Have you ever had one of those friends? You know, one of those most outgoing people, who can always be relied upon to come out and socialise but who has a tendency to say the most crass and offensive things and to always be up for a confrontation? Now fully-formed on their debut album, What Would Jesus Drive will be to your music collection what those people are to your social circle. Loud, brash, unsubtle and frequently foul-mouthed, Black and Blue is kinetic, anarchic fun but won’t sit well with polite company.
“Well fuck me it’s about time / someone took offence to what I said”, complains co-vocalist Amy Casey in the first line of a song called ‘Boomtown Twats’. By way of a lyrical case in point about what WWJD are about, it’s one of a number of particularly choice examples; another would be the marvellously over-the-top list of exasperated expletives that closes ‘Love Is’. Musically the songs are throbbing, angular slabs of guitar allied to bleepy electronics and lairy, semi-shouted vocals from Casey and husband Tim Box. Although they are written to be catchy and memorable, the songs are also often filled with sudden shocks, and the title track opener starts with a genuinely annoying siren.
Like fellow post-punk revivalists The Rakes and to a certain extent Bloc Party, WWJD produce music that documents some of the worst excesses of 21st-century urban life, and the gimmicks in the songs are best understood as ways to inhabit that world and co-opt that its language and sound. ‘Black and Blue’ is as violent as the drunken thugs it describes, for example, while the later ‘Transylvania Time’ is as messy and disorganised as its passed-out protagonist. In that way, the stronger songs on Black and Blue make for a surprisingly immersive listening experience – it’s just that you won’t want to live in WWJD’s chaotic world for more than short stretches of time. The band are smart enough to realise this too, and wisely constrain the record to just over half an hour.

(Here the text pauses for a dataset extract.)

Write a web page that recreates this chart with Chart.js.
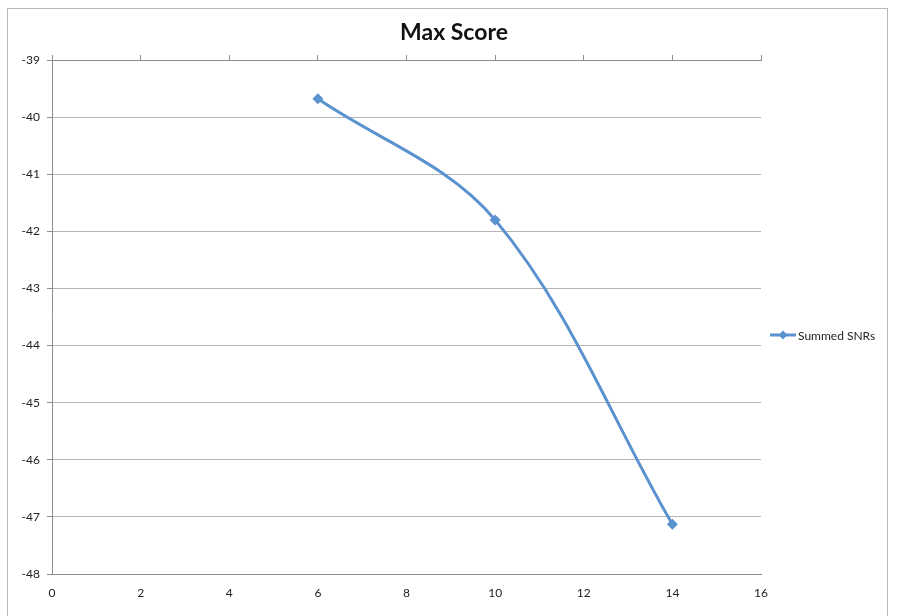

In my review of the band’s last EP Fragile Mansions, I commented that the WWJD’s next test would be to vary their sound and keep up their consistency while moving up to the challenging LP format. On Black and Blue they’ve largely succeeded in doing that, but a few weaker tracks still remain. ‘The Leccy’ is the predominant culprit here – like ‘Victory’ from Fragile Mansions, it’s a solo spot from Amy Casey which simply doesn’t do enough to justify its existence, and stumbles on a weak set of clumsily-rhyming lyrics. It’s the weak link in a fun album which doesn’t so much provide escapism as humorously and excitingly rub your face in the worst modern life has to offer. It’s not the sort of thing you’d want to listen to on repeat or while the grandparents are visiting, but nevertheless Black and Blue is a record with something to say.